The sunspots are simply a proxy for the sun’s magnetic shield that shields earth too. In a sunspot minimum, the shields are down and cosmic radiation (iron nuclei mostly) bombard the earth and seed the clouds. Experiment supports solar causation. Successful cloud formation has since been subject to experimentation by the successor scientists at the Danish National Space Centre.
The Danes now have international support and an experiment scheduled for the Hadron Collider soon. I cannot wait to see if there is more support for the sun in global warming. It is a variable star. It is not the heat, it is the humidity… precipitation in the form of ice and snow and changes in reflectivity are huge as is the cooling effect of evaporation. I have just exceeded my safe zone of knowledge on the subject. Speculation for me is that the centre of gravity of the solar system (Sun-Jupiter centre of mass) has a pronounced wobble and controls the magnetic behaviour of the sun.
Toronto, where I live, is particularly sensitive to the magnetic (sunspot) cycle because the Great Lakes Basin is a huge cloud chamber. The rainiest summers on record were in 2008-9. The previous rainfall record was during the sunspot minimum of 1986, a 22-year cycle low. 22-year cycles are more pronounced than the 11-year cycle for some unknown reason. Every 22 years the magnetic poles of the sun shift. Right now is mysterious because they are horizontal instead of parallel to the rotational pole. Maybe we are stuck mid-flip.
The Medieval church squashed the Galilean proposal for the earth following the sun; now it is the church of the environmental lobby groups. I am choosing my words carefully because we are all environmentalists.
"In their study, the researchers **estimated** the amount of each country’s or region’s homegrown carbon dioxide emissions (such as those associated with construction and agriculture) as well as the amount that could be attributed to transportable items such as wood, food and finished goods."
And we should believe their estimates for what reason? Because we think they're nice people? Because we like the brand of shoes they wear?

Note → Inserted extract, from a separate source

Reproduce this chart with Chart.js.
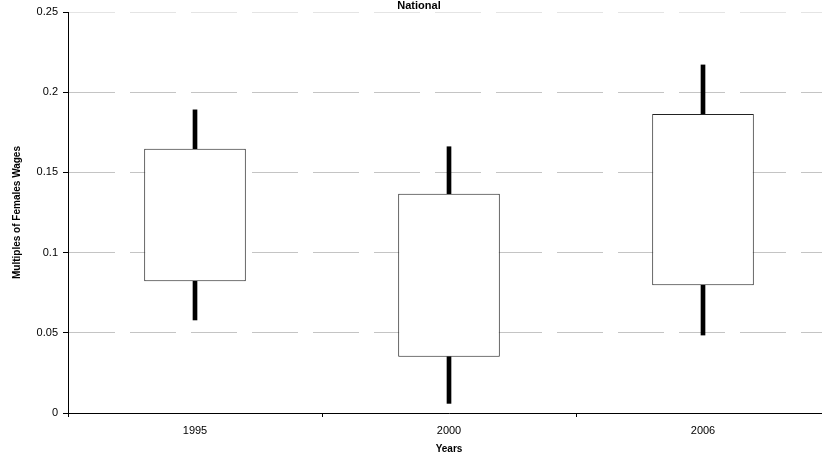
<!DOCTYPE html>
<html>
<head>
<meta charset="utf-8">
<script src="https://cdn.jsdelivr.net/npm/chart.js@4"></script>
<style>
  body { margin: 0; background: #fff; overflow: hidden; }
  #wrap { width: 822px; height: 461px; overflow: hidden; }
</style>
</head>
<body>
<div id="wrap"><canvas id="myChart" width="840" height="461"></canvas></div>
<script>
const years = ['1995', '2000', '2006'];
const whiskerLow = [0.058, 0.006, 0.0486];
const boxLow = [0.0821, 0.0351, 0.0796];
const boxHigh = [0.1648, 0.1367, 0.1864];
const whiskerHigh = [0.189, 0.166, 0.217];
const yTicks = [0, 0.05, 0.1, 0.15, 0.2, 0.25];

const FONT = '"Liberation Sans", Arial, sans-serif';

const pairs = (a, b) => a.map((v, i) => [v, b[i]]);

// chart title sits inside the plot, so draw it by hand
const titlePlugin = {
    id: 'nationalTitle',
    afterDraw(chart) {
        const ctx = chart.ctx;
        ctx.save();
        ctx.font = 'bold 11px ' + FONT;
        ctx.fillStyle = '#000';
        ctx.textAlign = 'center';
        ctx.textBaseline = 'alphabetic';
        ctx.fillText('National', 419, 8.5);
        ctx.restore();
    }
};

const config = {
    type: 'bar',
    data: {
        labels: years,
        datasets: [
            {
                label: 'box',
                data: pairs(boxLow, boxHigh),
                backgroundColor: '#fff',
                borderColor: '#222',
                borderWidth: 1,
                borderSkipped: false,
                barPercentage: 0.4,
                categoryPercentage: 1,
                grouped: false
            },
            {
                label: 'upper',
                data: pairs(boxHigh, whiskerHigh),
                backgroundColor: '#000',
                barThickness: 4,
                grouped: false
            },
            {
                label: 'lower',
                data: pairs(whiskerLow, boxLow),
                backgroundColor: '#000',
                barThickness: 4,
                grouped: false
            }
        ]
    },
    plugins: [titlePlugin],
    options: {
        responsive: false,
        animation: false,
        layout: { padding: { top: 12, right: 10, left: 0, bottom: 0 } },
        plugins: {
            legend: { display: false },
            tooltip: { enabled: false }
        },
        scales: {
            x: {
                offset: true,
                afterFit: (s) => { s.height = 48; },
                border: { color: '#000', width: 1 },
                grid: { offset: true, drawOnChartArea: false, tickLength: 4, tickColor: '#000' },
                ticks: { color: '#000', font: { family: FONT, size: 11 }, padding: 7 },
                title: {
                    display: true,
                    text: 'Years',
                    color: '#000',
                    font: { family: FONT, size: 10, weight: 'bold' },
                    padding: { top: 6, bottom: 6 }
                }
            },
            y: {
                min: 0,
                max: 0.25,
                afterFit: (s) => { s.width = 68; },
                afterBuildTicks: (s) => { s.ticks = yTicks.map(v => ({ value: v })); },
                border: { color: '#000', width: 1, dash: [46, 15], dashOffset: 0 },
                grid: {
                    color: (c) => (c.tick && c.tick.value === 0.25) ? '#e4e4e4' : '#c4c4c4',
                    tickLength: 5,
                    tickColor: '#000',
                    tickBorderDash: []
                },
                ticks: {
                    color: '#000',
                    font: { family: FONT, size: 11 },
                    padding: 5,
                    callback: (v) => String(Math.round(v * 100) / 100)
                },
                title: {
                    display: true,
                    text: 'Multiples of Females Wages',
                    color: '#000',
                    font: { family: FONT, size: 10, weight: 'bold' },
                    padding: { top: 11, bottom: 0 }
                }
            }
        }
    }
};

new Chart(document.getElementById('myChart'), config);
</script>
</body>
</html>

Estimates are *meaningless* - they say exactly what the estimator wants them to say.
The whole discussion about whether the climate is warming due to human activity is *rife* with just this kind of pseudo-science.
The fact that you would print this without batting an eye, or pointing out the inherent fallacy, is unutterably sad.
Lin Wicklund
http://www.realclimate.org/wp-content/uploads/PETERLAUT-ANALYSIS-CLIMATE-CHANGE-CPN.pdf
Thomas Wicklund wrote: “Estimates are *meaningless* - they say exactly what the estimator wants them to say.”
Very few things can be measured exactly. If we were to measure your height, weight and temperature we would really be making estimates. To determine how meaningful the estimates referred to in the article are one would need to read the research paper it was based on. In economics it generally understood that estimates are very rough compared to say physics or chemistry. So, there is no fallacy in writing about this work. SN is just reporting news. Whether this work is useful in future policy analysis will depend on many other studies and factors.
ART DAY: You can find some more informed views of the hacked e-mails here:
The Associated Press reviewed the e-mails: http://news.yahoo.com/s/ap/20091212/ap_on_sc/climate_e_mails
An editorial in Nature: http://www.nature.com/nature/journal/v462/n7273/full/462545a.html
A funny but well researched YouTube video: http://www.youtube.com/watch?v=7nnVQ2fROOg&
@Mike Sullivan: The AP and Nature are apologists for the climatologists at U of East Anglia. Having read some of the hacked emails, I've concluded that at least some of their behavior was more than just unsociable or rude; it was at least unethical (forcing skeptics out of professional societies and encouraging blocking of skeptics' publications) and may have been illegal (if the Freedom of Information act (or its British equivalent) was deliberately violated, as implied in at least one email).